Michigan Supreme Court overturns Court of Appeals; dismisses motorcyclist's claim against Road Commission
Joseph Paletta sued the Oakland County Road Commission. He lost control of his bike on loose gravel and suffered serious injuries. He presented testimony from a man living near the area where he was injured, attesting to the fact that the witness had complained on a number of occasions that the Road Commission scattered loose gravel in the road when it turned in and out of a gravel storage area. The witness claimed that the Road Commission failed to take any action in response to his complaints and continued to create a nuisance on the asphalt roadway.

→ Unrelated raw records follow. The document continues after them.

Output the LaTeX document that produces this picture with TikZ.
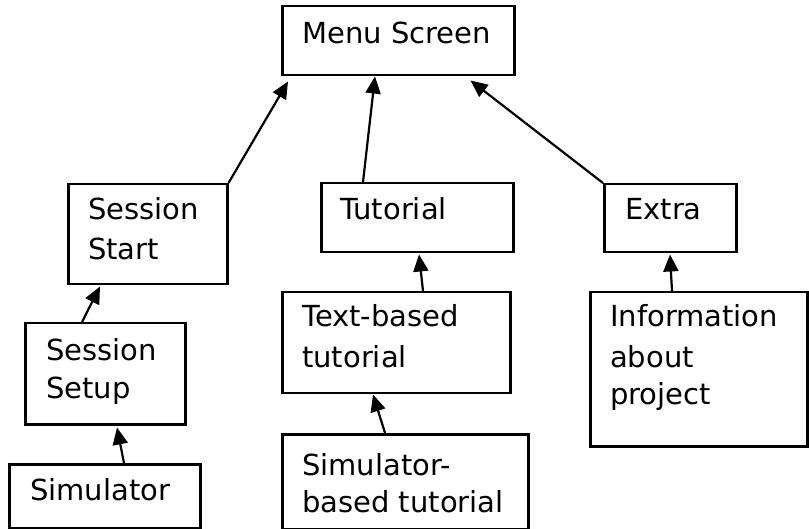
\documentclass[tikz,border=0pt]{standalone}
\usepackage{fontspec}
\setmainfont{DejaVu Sans}
\usetikzlibrary{arrows.meta,calc}
\begin{document}
\begin{tikzpicture}[x=1pt,y=-1pt,
  box/.style={draw,line width=2.5pt,anchor=north west,inner sep=0pt},
  lbl/.style={anchor=base west,inner sep=0pt,align=left,font=\fontsize{29}{40}\selectfont},
  arr/.style={line width=2.2pt,-{Triangle[length=17pt,width=15pt]}}]
\useasboundingbox (0,0) rectangle (809,529);
% boxes
\node[box,minimum width=232pt,minimum height=69pt]  (menu)   at (281,5)   {};
\node[box,minimum width=159pt,minimum height=100pt] (start)  at (67,183)  {};
\node[box,minimum width=160pt,minimum height=101pt] (setup)  at (24,322)  {};
\node[box,minimum width=191pt,minimum height=64pt]  (sim)    at (8,463)   {};
\node[box,minimum width=192pt,minimum height=69pt]  (tut)    at (320,182) {};
\node[box,minimum width=228pt,minimum height=101pt] (textb)  at (281,291) {};
\node[box,minimum width=246pt,minimum height=95pt]  (simtut) at (281,433) {};
\node[box,minimum width=132pt,minimum height=68pt]  (extra)  at (603,183) {};
\node[box,minimum width=217pt,minimum height=154pt] (info)   at (589,291) {};
% labels (anchored at the baseline of their last line)
\node[lbl] (menu-t)   at (302,44)  {Menu Screen};
\node[lbl] (start-t)  at (88,260)  {Session\\Start};
\node[lbl] (setup-t)  at (46,399)  {Session\\[-2pt]Setup};
\node[lbl] (sim-t)    at (30,500)  {Simulator};
\node[lbl] (tut-t)    at (340,220) {Tutorial};
\node[lbl] (textb-t)  at (302,367) {Text-based\\tutorial};
\node[lbl] (simtut-t) at (302,512) {Simulator-\\[-3pt]based tutorial};
\node[lbl] (extra-t)  at (625,220) {Extra};
\node[lbl] (info-t)   at (610,405) {Information\\about\\[-2pt]project};
% connectors
\draw[arr] (start.north east) -- ($(menu.south west)+(7,5)$);
\draw[arr] ($(tut.north west)+(43,0)$) -- ($(menu.south west)+(94,0)$);
\draw[arr] (extra.north west) -- ($(menu.south east)+(-45,4)$);
\draw[arr] ($(textb.north west)+(142,0)$) -- ($(tut.south west)+(99,1)$);
\draw[arr] ($(simtut.north west)+(104,0)$) -- ($(textb.south west)+(92,0)$);
\draw[arr] ($(setup.north west)+(58,0)$) -- ($(start.south west)+(33,1)$);
\draw[arr] ($(sim.north west)+(116,0)$) -- ($(setup.south west)+(93,2)$);
\draw[arr] ($(info.north west)+(83,0)$) -- ($(extra.south west)+(67,1)$);
\end{tikzpicture}
\end{document}
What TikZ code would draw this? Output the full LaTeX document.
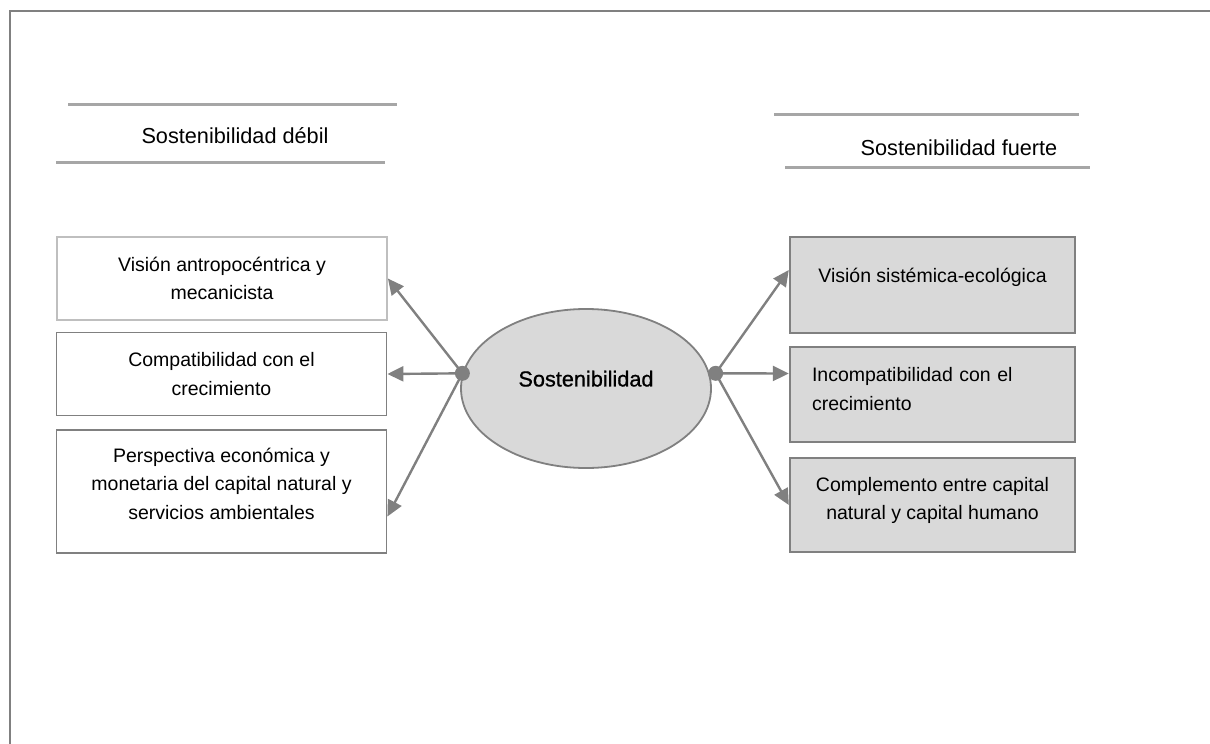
\documentclass[tikz,border=0pt]{standalone}
\usepackage{fontspec}
\setmainfont{Liberation Sans}
\newfontfamily\hubfont[FakeBold=0.8]{Liberation Sans}
\usetikzlibrary{shapes.geometric}
\usetikzlibrary{arrows.meta}

\definecolor{linegray}{RGB}{128,128,128}
\definecolor{rulegray}{RGB}{166,166,166}
\definecolor{palegray}{RGB}{191,191,191}
\definecolor{boxgray}{RGB}{217,217,217}

\tikzset{
  weakbox/.style={draw=linegray, line width=1.8pt, fill=white, minimum width=330pt, inner sep=0pt, align=center, font=\fontsize{19.5}{28.5}\selectfont},
  strongbox/.style={draw=linegray, line width=2.4pt, fill=boxgray, minimum width=285pt, inner sep=0pt, align=center, font=\fontsize{19.5}{28.5}\selectfont},
  headtext/.style={anchor=base, inner sep=0pt, font=\fontsize{21.7}{26}\selectfont},
  headrule/.style={rulegray, line width=3pt},
  link/.style={linegray, line width=2.4pt, -{Triangle[length=16pt,width=15pt]}}
}

\begin{document}
\begin{tikzpicture}[x=1pt,y=-1pt]
    \useasboundingbox (0,0) rectangle (1210,744);
    %frame
    \draw[linegray, line width=2.5pt] (10,744) -- (10,11) -- (1210,11);

    %titles
    \node[headtext] (weak) at (235,143) {Sostenibilidad débil};
    \node[headtext] (strong) at (959,155) {Sostenibilidad fuerte};
    \draw[headrule] (68,104) -- (397,104);
    \draw[headrule] (56,162) -- (385,162);
    \draw[headrule] (774,114) -- (1079,114);
    \draw[headrule] (785,167) -- (1090,167);

    %weak side
    \node[weakbox, draw=palegray, minimum height=83pt] (w1) at (222,278.5) {Visión antropocéntrica y\\mecanicista};
    \node[weakbox, minimum height=83pt] (w2) at (221.5,374) {Compatibilidad con el\\crecimiento};
    \node[weakbox, minimum height=123pt, text depth=16pt] (w3) at (221.5,491.5) {Perspectiva económica y\\monetaria del capital natural y\\servicios ambientales};

    %strong side
    \node[strongbox, minimum height=96pt, text depth=20pt] (s1) at (932.5,285) {Visión sistémica-ecológica};
    \node[strongbox, minimum height=95pt, text width=241pt, align=left, text depth=40pt] (s2) at (932.5,394.5) {Incompatibilidad con el\\crecimiento};
    \node[strongbox, minimum height=94pt, text depth=13pt] (s3) at (932.5,505) {Complemento entre capital\\natural y capital humano};

    %center
    \node[ellipse, draw=linegray, line width=1.8pt, fill=boxgray, minimum width=250pt, minimum height=159pt, inner sep=0pt, text depth=19.8pt, font=\fontsize{21.7}{26}\hubfont] (sus) at (586,388.5) {Sostenibilidad};
    \coordinate (ldot) at (sus.173);
    \coordinate (rdot) at ([xshift=6pt]sus.7);

    \draw[link] (ldot) -- (w1.east);
    \draw[link] (ldot) -- (w2.east);
    \draw[link] (ldot) -- ([yshift=-25pt]w3.east);
    \draw[link] (rdot) -- ([yshift=15pt]s1.west);
    \draw[link] (rdot) -- ([yshift=21pt]s2.west);
    \draw[link] (rdot) -- (s3.west);
    \fill[linegray] (ldot) circle (7.5pt);
    \fill[linegray] (rdot) circle (7.5pt);
\end{tikzpicture}
\end{document}
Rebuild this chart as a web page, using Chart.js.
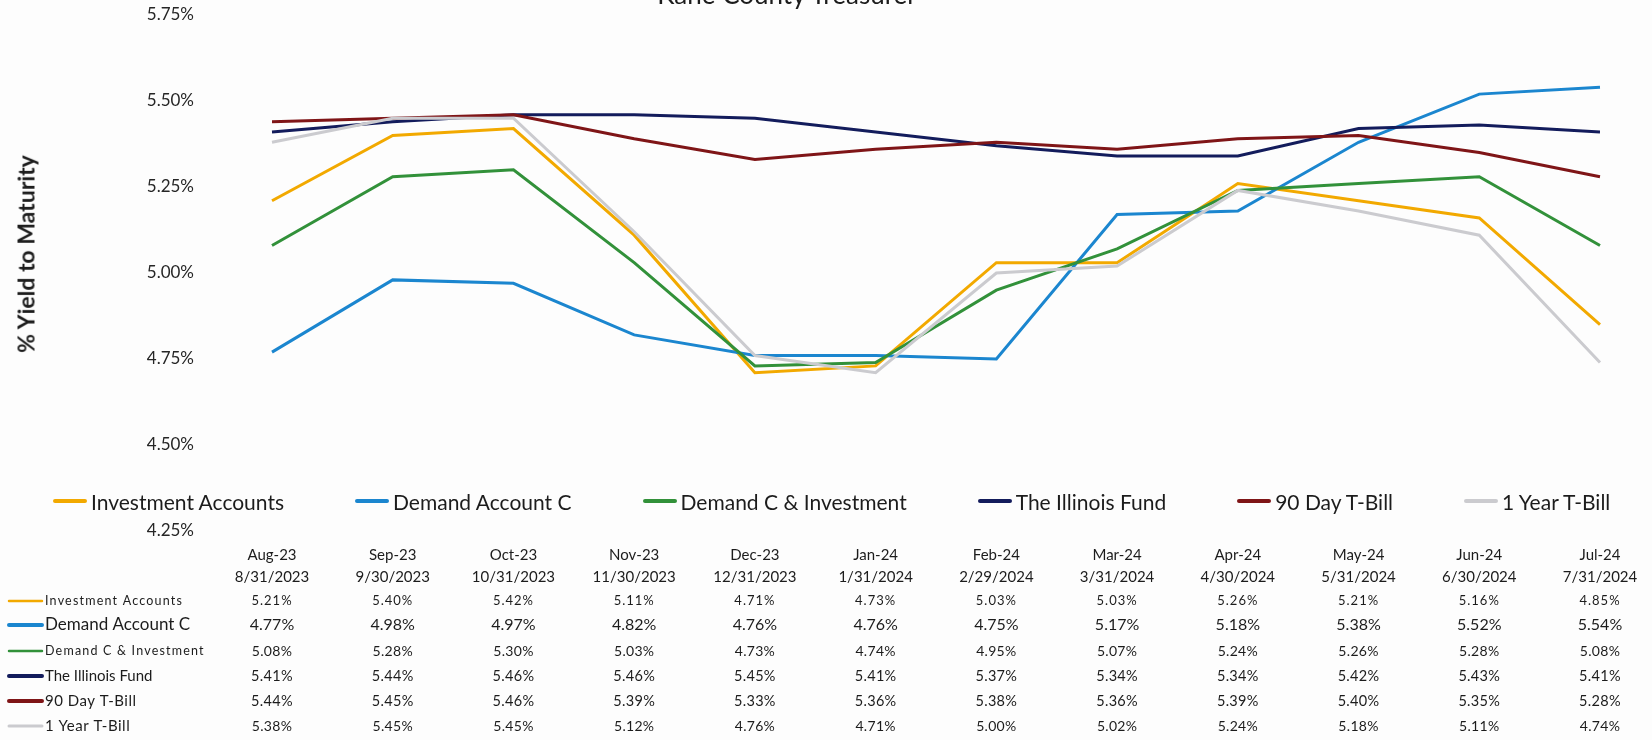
<!DOCTYPE html>
<html>
<head>
<meta charset="utf-8">
<script src="https://cdn.jsdelivr.net/npm/chart.js@4.4.1/dist/chart.umd.min.js"></script>
<style>
  body { margin: 0; background: #fdfdfd; font-family: Lato, "Open Sans", sans-serif; color: #1c1c1c; }
  #wrap { position: relative; width: 1652px; height: 740px; overflow: hidden; }
  #chartTitle { position: absolute; left: 787px; top: -21px; transform: translateX(-50%);
    font-size: 26px; line-height: 1.2; white-space: nowrap; }
  #yTitle { position: absolute; left: 26px; top: 254px; transform: translate(-50%, -50%) rotate(-90deg);
    font-size: 23px; font-weight: bold; white-space: nowrap; line-height: 1; }
  #legend { position: absolute; left: 53px; top: 488px; height: 26px; display: flex; gap: 71px;
    align-items: center; font-size: 21px; white-space: nowrap; }
  #legend .item { display: flex; align-items: center; }
  #legend .swatch { width: 34px; height: 4px; border-radius: 2px; margin-right: 4px; }
</style>
</head>
<body>
<div id="wrap">
  <canvas id="yieldChart" width="1652" height="740"></canvas>
  <div id="chartTitle">Kane County Treasurer</div>
  <div id="yTitle">% Yield to Maturity</div>
  <div id="legend"></div>
</div>
<script>
// month labels, two lines each (month / month-end date)
var months = ['Aug-23', 'Sep-23', 'Oct-23', 'Nov-23', 'Dec-23', 'Jan-24', 'Feb-24', 'Mar-24', 'Apr-24', 'May-24', 'Jun-24', 'Jul-24'];
var monthEnds = ['8/31/2023', '9/30/2023', '10/31/2023', '11/30/2023', '12/31/2023', '1/31/2024', '2/29/2024', '3/31/2024', '4/30/2024', '5/31/2024', '6/30/2024', '7/31/2024'];

var investmentAccounts = [5.21, 5.40, 5.42, 5.11, 4.71, 4.73, 5.03, 5.03, 5.26, 5.21, 5.16, 4.85];
var demandAccountC     = [4.77, 4.98, 4.97, 4.82, 4.76, 4.76, 4.75, 5.17, 5.18, 5.38, 5.52, 5.54];
var demandCInvestment  = [5.08, 5.28, 5.30, 5.03, 4.73, 4.74, 4.95, 5.07, 5.24, 5.26, 5.28, 5.08];
var illinoisFund       = [5.41, 5.44, 5.46, 5.46, 5.45, 5.41, 5.37, 5.34, 5.34, 5.42, 5.43, 5.41];
var tBill90            = [5.44, 5.45, 5.46, 5.39, 5.33, 5.36, 5.38, 5.36, 5.39, 5.40, 5.35, 5.28];
var tBill1Yr           = [5.38, 5.45, 5.45, 5.12, 4.76, 4.71, 5.00, 5.02, 5.24, 5.18, 5.11, 4.74];

var seriesNames = ['Investment Accounts', 'Demand Account C', 'Demand C & Investment', 'The Illinois Fund', '90 Day T-Bill', '1 Year T-Bill'];
var seriesData = [investmentAccounts, demandAccountC, demandCInvestment, illinoisFund, tBill90, tBill1Yr];
var seriesColors = ['#f2a900', '#1b86cf', '#32913a', '#131c5c', '#7f1517', '#cbcbcf'];

var yMin = 4.25, yMax = 5.75, yStep = 0.25;

// data table under the chart (styles copied from the scanned sheet)
var rowY = [601, 625, 651, 676, 701, 726];
var rowLabelFont = ['12.5px Lato', '17px Lato', '12.5px Lato', '15px Lato', '15px Lato', '15px Lato'];
var rowLabelSpacing = ['1.2px', '0px', '1.2px', '0px', '0.5px', '0.5px'];
var rowValueFont = ['13px Lato', '16px Lato', '14px Lato', '14.5px Lato', '14.5px Lato', '14px Lato'];
var rowValueSpacing = ['1px', '0px', '0.3px', '0.3px', '0.3px', '0.3px'];
var rowSwatchWidth = [2.5, 4, 2.5, 4, 4, 3];

var legendEl = document.getElementById('legend');
seriesNames.forEach(function (name, i) {
    var item = document.createElement('div');
    item.className = 'item';
    var sw = document.createElement('span');
    sw.className = 'swatch';
    sw.style.background = seriesColors[i];
    item.appendChild(sw);
    item.appendChild(document.createTextNode(name));
    legendEl.appendChild(item);
});

var tablePlugin = {
    id: 'dataTable',
    afterDraw: function (chart) {
        var ctx = chart.ctx;
        var xs = chart.scales.x;
        ctx.save();
        ctx.textBaseline = 'middle';
        seriesData.forEach(function (values, r) {
            var y = rowY[r];
            ctx.strokeStyle = seriesColors[r];
            ctx.lineWidth = rowSwatchWidth[r];
            ctx.lineCap = 'round';
            ctx.beginPath();
            ctx.moveTo(9, y);
            ctx.lineTo(42, y);
            ctx.stroke();

            ctx.fillStyle = '#1c1c1c';
            ctx.textAlign = 'left';
            ctx.font = rowLabelFont[r];
            ctx.letterSpacing = rowLabelSpacing[r];
            ctx.fillText(seriesNames[r], 45, y);

            ctx.textAlign = 'center';
            ctx.font = rowValueFont[r];
            ctx.letterSpacing = rowValueSpacing[r];
            values.forEach(function (v, i) {
                ctx.fillText(v.toFixed(2) + '%', xs.getPixelForValue(i), y);
            });
        });
        ctx.restore();
    }
};

var datasets = seriesNames.map(function (name, i) {
    return {
        label: name,
        data: seriesData[i],
        borderColor: seriesColors[i],
        backgroundColor: seriesColors[i],
        borderWidth: 3,
        pointRadius: 0,
        tension: 0,
        fill: false,
        order: seriesNames.length - 1 - i
    };
});

var ctx = document.getElementById('yieldChart').getContext('2d');
var yieldChart = new Chart(ctx, {
    type: 'line',
    data: {
        labels: months.map(function (m, i) { return [m, monthEnds[i]]; }),
        datasets: datasets
    },
    options: {
        responsive: false,
        animation: false,
        layout: { padding: { top: 15, right: 52, left: 0, bottom: 0 } },
        plugins: {
            legend: { display: false },
            tooltip: { enabled: false }
        },
        scales: {
            x: {
                grid: { display: false, drawTicks: false },
                border: { display: false },
                ticks: {
                    padding: 13,
                    autoSkip: false,
                    maxRotation: 0,
                    color: '#1c1c1c',
                    font: { family: 'Lato', size: 15, lineHeight: '22px' }
                },
                afterFit: function (s) { s.height = 209; }
            },
            y: {
                min: yMin,
                max: yMax,
                // invisible tick marks keep the labels well left of the plot
                grid: { display: true, drawOnChartArea: false, drawTicks: true, tickLength: 78, color: 'rgba(0,0,0,0)' },
                border: { display: false },
                ticks: {
                    stepSize: yStep,
                    padding: 0,
                    color: '#262626',
                    font: { family: 'Lato', size: 17 },
                    callback: function (v) { return v.toFixed(2) + '%'; }
                },
                afterFit: function (s) { s.width = 272; }
            }
        }
    },
    plugins: [tablePlugin]
});
</script>
</body>
</html>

Paletta claimed that this nuisance condition caused him to lose control of his motorcycle. The Court of Appeals ruled, after the Road Commission appealed, that Paletta's claims were properly a question of fact for the jury. This week the Supreme Court's conservative majority ruled 4-3 that Paletta's claim should be summarily dismissed. In a one paragraph holding the Court held that "an accumulation of gravel," even if negligently created by the Commission, "does not implicate the defendant's duty to maintain the highway in 'reasonable repair'."The Republican-nominated Supreme Court majority has used its myopic interpretation of the statute on road maintenance to hold that road authorities owe no duty to maintain signs or signal devices, bridges, structures or sick trees in the right-of-way, or any other structure outside the road-bed. It has also held that road authorities are immune from negligent road design--and now it has granted road authorities immunity from negligent road maintenance.